Linear Regression with single variable/feature:
1. MODEL: 
$$ f_{\mathbf{w},b}(\mathbf{x}) =  wx + b \tag{1}$$

2. COST-FUNCTION: 
$$ J(\mathbf{w},\mathbf{b}) =  \frac{1}{2m} \sum\limits_{i = 0}^{m-1} (f_{\mathbf{w},b}(\mathbf{x}^{(i)}) - y^{(i)})^2 \tag{2}$$ 
where:
$$ f_{\mathbf{w},b}(\mathbf{x}^{(i)}) = \mathbf{w} \cdot \mathbf{x}^{(i)} + b  \tag{3} $$

3. GRADIENT-DESCENT:
$$\begin{align*} \text{repeat}&\text{ until convergence:} \; \lbrace \newline
\;  w &= w -  \alpha \frac{\partial J(w,b)}{\partial w} \tag{4}  \; \newline 
 b &= b -  \alpha \frac{\partial J(w,b)}{\partial b}  \newline \rbrace
\end{align*}$$
where, parameters $w$, $b$ are updated simultaneously.  

4. THE GRADIENT IS DEFINED AS:
$$
\begin{align}
\frac{\partial J(w,b)}{\partial w}  &= \frac{1}{m} \sum\limits_{i = 0}^{m-1} (f_{w,b}(x^{(i)}) - y^{(i)})x^{(i)} \tag{5}\\
  \frac{\partial J(w,b)}{\partial b}  &= \frac{1}{m} \sum\limits_{i = 0}^{m-1} (f_{w,b}(x^{(i)}) - y^{(i)}) \tag{6}\\
\end{align}
$$

Here, *simultaniously* means that you calculate the partial derivatives for all the parameters before updating any of the parameters.

In [None]:
# Import libraries
import numpy as np
import matplotlib.pyplot as plt

In [None]:
# Training data/ Input data
x_train = np.array([1.0, 2.0])           # feature data-set
y_train = np.array([300.0, 500.0])    # target data-set   

In [None]:
m = len(x_train)
print(f"Size of dataset: {m}")

Size of dataset: 2


In [None]:
# For a particular row, model is depicted by equation (1)
# To compute the overall value, we sum the result obtained from each row
def compute_model(x, w, b):
  f_total = 0
  for i in range (0, m):
    f_total += (w * x[i]) + b
  return f_total

# Testing the function with sample values of 'w' and 'b'
print(f"f_total: {compute_model(x_train, 10.6, 20)}") 

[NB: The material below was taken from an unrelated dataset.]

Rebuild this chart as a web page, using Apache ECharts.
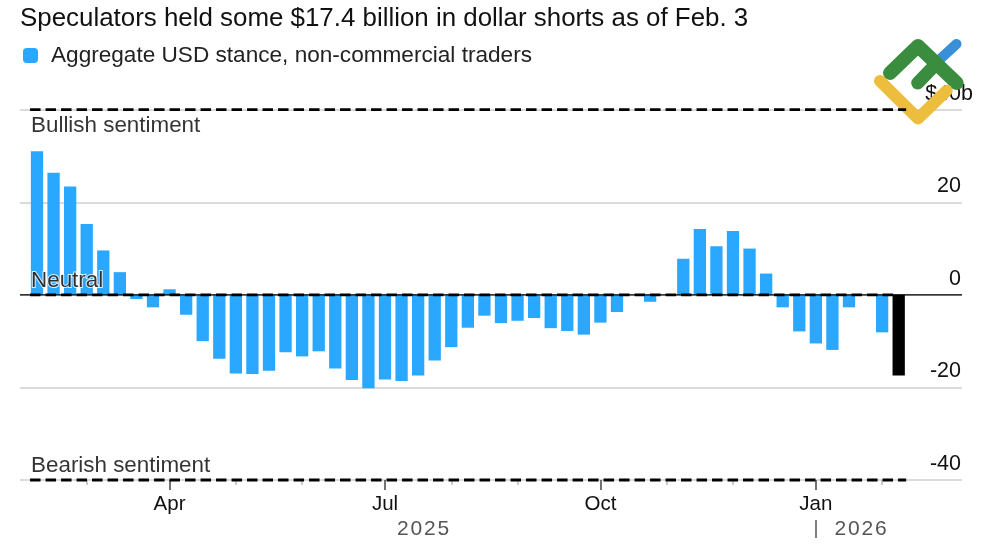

f_total: 71.80000000000001


In [None]:
# Computing the cost-function using equation (2)
def compute_cost(x, y, w, b):
  cost = 0
  for i in range (0, m):
    f_wb = (w * x[i]) + b
    cost += (f_wb - y[i]) ** 2
  total_cost = cost / (2 * m)
  return total_cost

# Testing the function with sample values
print(f"total_cost: {compute_cost(x_train, y_train, 10.6, 20)}")


total_cost: 70768.45


In [None]:
# Computing the gradient using equations (5) and (6)
def compute_gradient(x, y, w, b):
  dj_w = 0
  dj_b = 0
  for i in range (0,m):
    f_wb = w * x[i] + b
    # Simultaneously update both derivatives of w and b
    dj_w_tmp = (f_wb - y[i]) * x[i]
    dj_b_tmp = (f_wb - y[i])
    dj_w = dj_w + dj_w_tmp
    dj_b = dj_b + dj_b_tmp
  dj_w = dj_w/m
  dj_b = dj_b/m
  return dj_w, dj_b

# Testing the function with sample values
dj_w, dj_b = compute_gradient(x_train, y_train, 100, 200)
print(f"dj_w = {dj_w} and dj_b = {dj_b}")

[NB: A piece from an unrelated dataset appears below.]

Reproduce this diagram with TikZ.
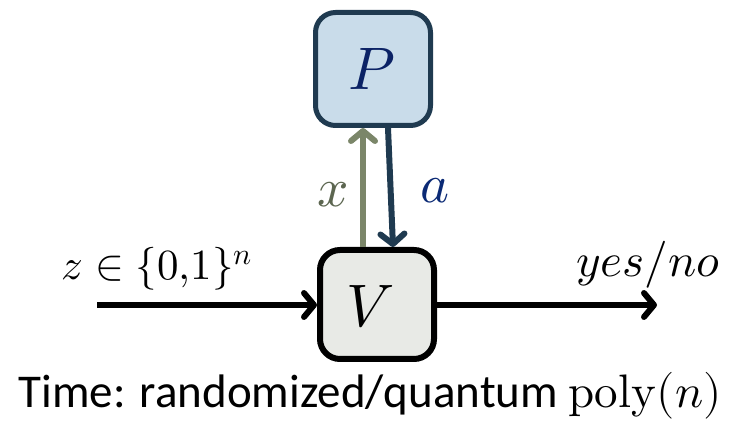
\documentclass[tikz,border=0pt]{standalone}
\usepackage{fontspec}
\usepackage{unicode-math}
\setmainfont{Carlito}
\setmathfont{Latin Modern Math}
\usetikzlibrary{arrows.meta,calc}
\definecolor{pfill}{HTML}{C9DCEA}
\definecolor{pborder}{HTML}{1F3A50}
\definecolor{ptext}{HTML}{0B2265}
\definecolor{vfill}{HTML}{E8EAE6}
\definecolor{xcol}{HTML}{7B8669}
\definecolor{xtext}{HTML}{5C6650}
\definecolor{atext}{HTML}{0B2A75}
\tikzset{
  boxnode/.style={rounded corners=20pt, inner sep=0pt},
  flow/.style={line width=6pt, -{Straight Barb[length=10pt,width=24pt,line cap=round,line join=round]}},
  lbl/.style={anchor=base, inner sep=0pt},
}
\begin{document}
\begin{tikzpicture}[x=1pt,y=-1pt]
\useasboundingbox (0,0) rectangle (734,430);
\node[boxnode, draw=pborder, fill=pfill, line width=5pt, minimum width=115pt, minimum height=113pt] (P) at (373,69) {};
\node[lbl, text=ptext, font=\fontsize{60}{70}\selectfont] (Pl) at (372,90) {$P$};
\node[boxnode, draw=black, fill=vfill, line width=6pt, minimum width=114pt, minimum height=109pt] (V) at (377,304.5) {};
\node[lbl, font=\fontsize{60}{70}\selectfont] (Vl) at (370,327) {$V$};
\coordinate (xc) at (363,0);
\coordinate (ac1) at (388,0);
\coordinate (ac2) at (393,0);
\draw[flow, draw=xcol] (V.north -| xc) -- (P.south -| xc);
\draw[flow, draw=pborder] (P.south -| ac1) -- (V.north -| ac2);
\coordinate (in) at (97,305);
\coordinate (out) at (657,305);
\draw[flow] (in) -- (V.west |- in);
\draw[flow] (V.east |- out) -- (out);
\node[lbl, font=\fontsize{43}{50}\selectfont] (zl) at (157,280) {$z\in\{0{,}1\}^n$};
\node[lbl, font=\fontsize{47}{54}\selectfont] (yl) at (648,277) {$\symit{yes}/\symit{no}$};
\node[lbl, text=xtext, font=\fontsize{55}{64}\selectfont] (xl) at (333,207) {$x$};
\node[lbl, text=atext, font=\fontsize{55}{64}\selectfont] (al) at (435,203) {$a$};
\node[lbl, font=\fontsize{47}{56}\selectfont] (tl) at (370,407) {Time: randomized/quantum $\symup{poly}(n)$};
\end{tikzpicture}
\end{document}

dj_w = -100.0 and dj_b = -50.0


In [None]:
# Computing the gradient-descent to obtain values for w and b
def gradient_descent(x, y, w, b, alpha):
  no_of_iterations = 10000

  for i in range (0, no_of_iterations):
    # Repeating until convergence
    dj_w, dj_b = compute_gradient(x, y, w, b)     
    w = w - (alpha * dj_w)
    b = b - (alpha * dj_b)
  return w, b

In [None]:
# Starting by supplying initial values for w, b and alpha
w_init = 0
b_init = 0
alpha = 1.0e-2
w_final, b_final = gradient_descent(x_train, y_train, w_init, b_init, alpha)
print(f"w = {w_final} and b = {b_final}")

w = 65000.0 and b = 40000.0


In [None]:
# Making Predictions
print(f"1000 sqft house prediction {w_final*1.0 + b_final:0.1f} Thousand dollars")
print(f"1200 sqft house prediction {w_final*1.2 + b_final:0.1f} Thousand dollars")
print(f"2000 sqft house prediction {w_final*2.0 + b_final:0.1f} Thousand dollars")

1000 sqft house prediction 105000.0 Thousand dollars
1200 sqft house prediction 118000.0 Thousand dollars
2000 sqft house prediction 170000.0 Thousand dollars